В зале никого не было, и он мог бродить никем не отвлекаемый, сколько угодно. Концентрироваться на чём-то было нелегко, или скорее он не мог найти желание отвлекаться на что-либо, всё было серым и унылым в этой жизни. Но всё же и ему надоедало бродить бесплотным духом с пустой головой, в подсознании он жаждал исцеления, и проблески неуловимого счастья периодически дразнили его из непроходимых уголков этой жизни. Что-то с этими скульптурами в полный человеческий рост было не так, и до него не сразу дошло, что именно. Они казались идеальными во всём – в пропорциях, чертах, живучести и даже индивидуализме, и можно было их разглядывать часами и не увидеть ни одного изъяна, насколько безупречно и искусно они были вылеплены из податливого мрамора. Идеальная чистота, гармония и стремление к высокому, ого, подумал он, чем не повод вдохновляться и стремиться к этому идеальному состоянию?

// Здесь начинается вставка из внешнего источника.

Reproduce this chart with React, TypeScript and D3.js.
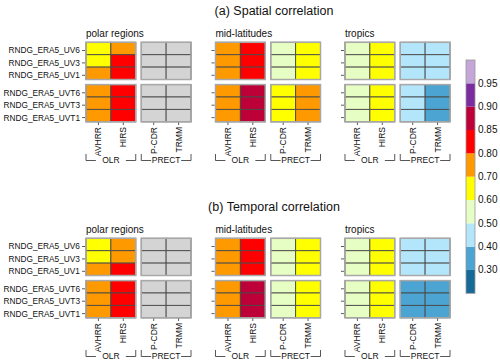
import React, { useEffect, useRef } from "react";
import * as d3 from "d3";

const regions = ["polar regions", "mid-latitudes", "tropics"];
const runs = ["RNDG_ERA5_UV6", "RNDG_ERA5_UV3", "RNDG_ERA5_UV1", "RNDG_ERA5_UVT6", "RNDG_ERA5_UVT3", "RNDG_ERA5_UVT1"];
const runGroupOf = ["UV", "UV", "UV", "UVT", "UVT", "UVT"];
const runGroups = ["UV", "UVT"];
const obs = ["AVHRR", "HIRS", "P-CDR", "TRMM"];
const obsGroupOf = ["OLR", "OLR", "PRECT", "PRECT"];
const obsGroups = ["OLR", "PRECT"];

// rows = runs, columns = obs, NaN = no data
const spatialPolar = [
  [0.65, 0.75, NaN, NaN],
  [0.66, 0.82, NaN, NaN],
  [0.73, 0.83, NaN, NaN],
  [0.75, 0.83, NaN, NaN],
  [0.76, 0.84, NaN, NaN],
  [0.76, 0.84, NaN, NaN],
];
const spatialMidlat = [
  [0.77, 0.83, 0.56, 0.66],
  [0.77, 0.83, 0.56, 0.66],
  [0.78, 0.84, 0.57, 0.67],
  [0.78, 0.87, 0.67, 0.72],
  [0.78, 0.87, 0.67, 0.72],
  [0.79, 0.88, 0.68, 0.73],
];
const spatialTropics = [
  [0.55, 0.64, 0.45, 0.44],
  [0.55, 0.64, 0.45, 0.44],
  [0.56, 0.65, 0.45, 0.44],
  [0.57, 0.66, 0.42, 0.38],
  [0.57, 0.66, 0.42, 0.38],
  [0.57, 0.66, 0.42, 0.37],
];
const temporalPolar = [
  [0.64, 0.74, NaN, NaN],
  [0.65, 0.76, NaN, NaN],
  [0.72, 0.81, NaN, NaN],
  [0.74, 0.82, NaN, NaN],
  [0.75, 0.83, NaN, NaN],
  [0.75, 0.83, NaN, NaN],
];
const temporalMidlat = [
  [0.75, 0.82, 0.55, 0.63],
  [0.75, 0.82, 0.55, 0.63],
  [0.76, 0.83, 0.56, 0.64],
  [0.77, 0.86, 0.57, 0.65],
  [0.77, 0.86, 0.57, 0.65],
  [0.77, 0.86, 0.57, 0.65],
];
const temporalTropics = [
  [0.53, 0.63, 0.44, 0.43],
  [0.53, 0.63, 0.44, 0.43],
  [0.54, 0.64, 0.44, 0.43],
  [0.56, 0.66, 0.38, 0.37],
  [0.56, 0.66, 0.38, 0.37],
  [0.56, 0.66, 0.38, 0.37],
];

const levels = [0.3, 0.4, 0.5, 0.6, 0.7, 0.8, 0.85, 0.9, 0.95];
const colors = ["#166a98", "#4ca4d3", "#b4e6fb", "#e6fdc3", "#ffff00", "#ff9900", "#ff0000", "#be0038", "#7b2c9f", "#c4a6d8"];

const panels = [
  { title: "(a) Spatial correlation", data: [spatialPolar, spatialMidlat, spatialTropics] },
  { title: "(b) Temporal correlation", data: [temporalPolar, temporalMidlat, temporalTropics] },
];

const FONT = "'Liberation Sans', Arial, Helvetica, sans-serif";

export default function App() {
  const ref = useRef<SVGSVGElement>(null);

  useEffect(() => {
    const svg = d3.select(ref.current);
    svg.selectAll("*").remove();

    const color = d3.scaleThreshold<number, string>().domain(levels).range(colors);

    const xRegion = d3.scaleBand().domain(regions).range([86, 450]).paddingInner(0.189);
    const xGroup = d3.scaleBand().domain(obsGroups).range([0, xRegion.bandwidth()]).paddingInner(0.1);
    const xCol = d3.scaleBand<number>().domain([0, 1]).range([0, xGroup.bandwidth()]);
    const yGroup = d3.scaleBand().domain(runGroups).range([42.3, 121.8]).paddingInner(0.12);
    const yRow = d3.scaleBand<number>().domain([0, 1, 2]).range([0, yGroup.bandwidth()]);

    const colX = (j: number, r: string) => xRegion(r)! + xGroup(obsGroupOf[j])! + xCol(obs.filter((_, k) => obsGroupOf[k] === obsGroupOf[j]).indexOf(obs[j]))!;
    const rowY = (i: number) => yGroup(runGroupOf[i])! + yRow(runs.filter((_, k) => runGroupOf[k] === runGroupOf[i]).indexOf(runs[i]))!;

    const panelOffset = 196;

    panels.forEach((p, pi) => {
      const g = svg.append("g").attr("transform", `translate(0, ${pi * panelOffset})`);

      g.append("text")
        .attr("x", 274)
        .attr("y", 14.5)
        .attr("text-anchor", "middle")
        .attr("font-size", "12.5px")
        .attr("fill", "#111")
        .text(p.title);

      regions.forEach((r, ri) => {
        const x0 = xRegion(r)!;
        const vals = p.data[ri];

        g.append("text")
          .attr("x", x0)
          .attr("y", 36.5)
          .attr("font-size", "10px")
          .attr("fill", "#111")
          .text(r);

        // cells
        runs.forEach((_, i) => {
          obs.forEach((_, j) => {
            const v = vals[i][j];
            g.append("rect")
              .attr("x", colX(j, r))
              .attr("y", rowY(i))
              .attr("width", xCol.bandwidth())
              .attr("height", yRow.bandwidth())
              .attr("fill", isNaN(v) ? "#d4d4d4" : color(v))
              .attr("stroke", "#4a4a4a")
              .attr("stroke-width", 0.9);
          });
        });

        // block outlines
        runGroups.forEach(rg => {
          obsGroups.forEach(og => {
            g.append("rect")
              .attr("x", x0 + xGroup(og)!)
              .attr("y", yGroup(rg)!)
              .attr("width", xGroup.bandwidth())
              .attr("height", yGroup.bandwidth())
              .attr("fill", "none")
              .attr("stroke", "#a8a8a8")
              .attr("stroke-width", 1.5);
          });
        });

        // left ticks
        runs.forEach((run, i) => {
          const yc = rowY(i) + yRow.bandwidth() / 2 + 2;
          g.append("line")
            .attr("x1", x0 - 4).attr("x2", x0 - 1)
            .attr("y1", yc).attr("y2", yc)
            .attr("stroke", "#333").attr("stroke-width", 0.8);
          if (ri === 0) {
            g.append("text")
              .attr("x", x0 - 6)
              .attr("y", yc)
              .attr("dy", "0.35em")
              .attr("text-anchor", "end")
              .attr("font-size", "8.3px")
              .attr("fill", "#111")
              .text(run);
          }
        });

        // bottom ticks and column labels
        obs.forEach((o, j) => {
          const xc = colX(j, r) + xCol.bandwidth() / 2;
          g.append("line")
            .attr("x1", xc).attr("x2", xc)
            .attr("y1", 122.5).attr("y2", 125)
            .attr("stroke", "#333").attr("stroke-width", 0.8);
          g.append("text")
            .attr("transform", `translate(${xc}, 127) rotate(-90)`)
            .attr("dy", "0.35em")
            .attr("text-anchor", "end")
            .attr("font-size", "8.5px")
            .attr("fill", "#111")
            .text(o);
        });

        // group brackets
        obsGroups.forEach(og => {
          const bx0 = x0 + xGroup(og)!;
          const bx1 = bx0 + xGroup.bandwidth();
          const bc = (bx0 + bx1) / 2;
          const path = d3.path();
          path.moveTo(bx0, 154);
          path.lineTo(bx0, 160.5);
          path.lineTo(bc - 15, 160.5);
          path.moveTo(bc + 15, 160.5);
          path.lineTo(bx1, 160.5);
          path.lineTo(bx1, 154);
          g.append("path")
            .attr("d", path.toString())
            .attr("fill", "none")
            .attr("stroke", "#444")
            .attr("stroke-width", 0.9);
          g.append("text")
            .attr("x", bc)
            .attr("y", 160.5)
            .attr("dy", "0.35em")
            .attr("text-anchor", "middle")
            .attr("font-size", "8.5px")
            .attr("fill", "#111")
            .text(og);
        });
      });
    });

    // colour bar
    const yBar = d3.scaleLinear().domain([0, colors.length]).range([293.3, 60]);
    const bar = svg.append("g");
    colors.forEach((c, i) => {
      bar.append("rect")
        .attr("x", 466)
        .attr("y", yBar(i + 1))
        .attr("width", 9)
        .attr("height", yBar(i) - yBar(i + 1))
        .attr("fill", c);
    });
    bar.append("rect")
      .attr("x", 466)
      .attr("y", yBar(colors.length))
      .attr("width", 9)
      .attr("height", yBar(0) - yBar(colors.length))
      .attr("fill", "none")
      .attr("stroke", "#999")
      .attr("stroke-width", 0.8);
    levels.forEach((l, i) => {
      bar.append("text")
        .attr("x", 478)
        .attr("y", yBar(i + 1))
        .attr("dy", "0.35em")
        .attr("font-size", "10px")
        .attr("fill", "#111")
        .text(l.toFixed(2));
    });
  }, []);

  return (
    <svg
      ref={ref}
      width={500}
      height={364}
      style={{ position: "absolute", left: 0, top: 0, background: "#fff", fontFamily: FONT }}
    />
  );
}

Но когда он шёл назад, любуясь этой красотой простоты и целостности, что-то странным образом начало меняться. Вроде бы он видел те же самые фигуры, стоящие безмолвно в полутёмном зале, только почему-то их идеальная чистота уже не бросалась в глаза. Что за искажённое видение, думал он, но всматриваясь в глубину несуществующих душ этих скульптур, он всё меньше ощущал в них гармонию. Теперь они казались ему сломанными и вымученными, их гибкие тела теперь выглядели скрюченными и перенапряжёнными, их взгляды не стремились к свету, а тонули в тумане собственного отчаяния. Их прекрасные конечности теперь, казалось, были налиты свинцом, малейшее движение провоцировало неслыханную агонию. Их позы кричали о болезненных ощущениях, жуть, страхи, тоска, всё перемешалось в их отчаянных попытках не сойти с ума, и, в конце концов, этот коктейль из безумия, ужаса и депрессии постепенно оседал в безразличии, в унылом и ничего не выражающем безразличии ко всему на свете. Принятие собственной дисгармонии и полное погружение во мрак кричали о разрушении и полной противоположности жизни, они олицетворяли анти-жизнь и лишали смысла всего вокруг.
Но эти сломленные анти-жизни с их сломанными телами, что нависли над ним в этом осязаемом одиночестве, были настолько уместны в этой задыхающейся дисгармонии, что становились безупречными. Это было невозможно описать, и когда он снова на них смотрел, приняв, что даже дисгармония способна указать путь к высшей экзальтации, они снова казались идеальными в своей чистоте и правильности. Его это напугало и поразило, эта обратная сторона экзальтации вызывала в нём необъяснимые страхи, он вдруг понял, что такое быть сломанным. Ему было не по себе от того, что он ощутил сейчас слияние с дисгармонией этих скульптур в их высшей форме искажения, он был таким же сломанным и анти-идеальным сейчас, и это вызвало в нём волну отвращения к миру и к самому себе. Нет, никто не имеет права уничтожать свой внутренний свет и растворяться в пустоте, вакууме, чёрной дыре, в полное ничто.